Therein lies the crux of my impression of current content. While large blocs and alliances are working to appease their player-base with forced, artificial campaigns which often lack any real motivation other than content for its own sake, nomadic entities are sitting back and let others do the legwork for them. With EVE growing smaller – in a cultural sense – as the community grows more interwoven and blended, with diplomatic ties spanning years, being cemented by EVE meet-ups and surviving well beyond their initial purposes, we are living in a time where conflict has little to no meaning any more. Gentlemen’s agreements, even between entities who outwardly share no positive standings, ensure that neither will threaten the other.
“Instead of the mutually assured destruction of the cold war we know from our world, we get mutually assured non-interference…”
Instead of the mutually assured destruction of the cold war we know from our world, we get mutually assured non-interference with occasional assistance and farcical conflict on the side. Meanwhile, any true, genuine conflict is squashed by the benighted interference of the very same homeless entities that are currently unmotivated to hold space of their own. Driven by the short-sighted yearning for instant gratification, they ensure that no authentic struggle can result in the emergence of a new power.

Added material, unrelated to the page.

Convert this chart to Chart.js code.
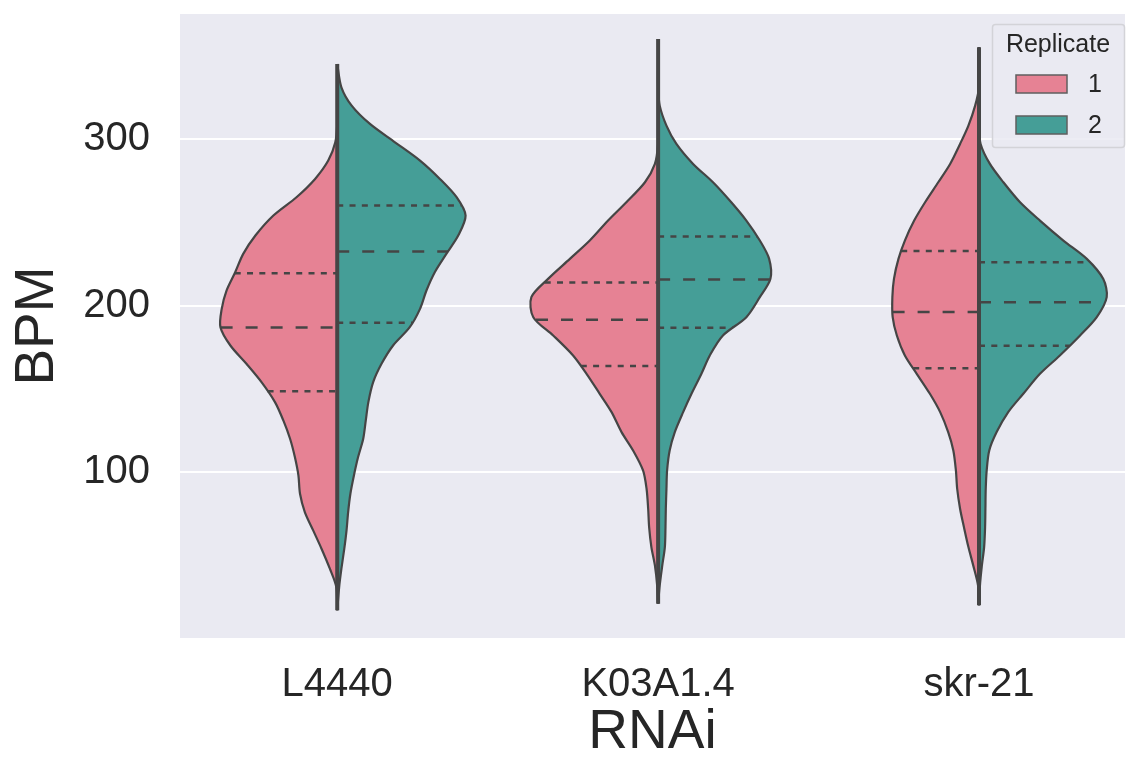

At this point, as others have attempted to dissect the subject of meaningful content, a resolution was often expected from CCP themselves. After all, is it not up to the developer to fix the game? Should there be more incentives for holding sovereignty? Yes. Would the game benefit from more artificial conflict drivers? Probably. Were we speaking of any other game I would agree that the responsibility lies with the developers. However, this is EVE – the game where every ship you pilot is built by another player, every shot you fire has consequences, and history is written by players. We have created the environment we find ourselves in now, and only we can be the ones that change it for the better.
An adaptation in attitude would go a long way towards creating a more dynamic, less disingenuous content environment. Specifically those parties currently either too afraid, too lazy or too apathetic to get involved and play for keeps should consider their impact not just on the game but also their enjoyment of it. EVE is a game in which losses are real, the fruits of one’s labour go up in smoke more often than one would like and, as always, old habits die hard. A change in mindset that moves away from risk adversity and towards more risk-taking is certainly not easily achieved. It’s never easy to accept loss. Putting one’s work on the line is no casual thing when it comes to corps, alliances and influence; but I ask you this: What use is that enormous alliance SRP wallet if not to ensure that your loyal pilots need not fear the heat of battle? What use are your accumulated stockpiles of warships if not to fuel the fires of hard-earned victories? How accomplished will you feel knowing your battles are pre-decided and your triumphs ring hollow?
In the end, this game thrives on conflict. Real, genuine conflict with all the emotional ups and downs it brings along with it. While the real world needs stability to prosper, EVE needs true, meaningful content. EVE’s history is written in blood. Dare to write some.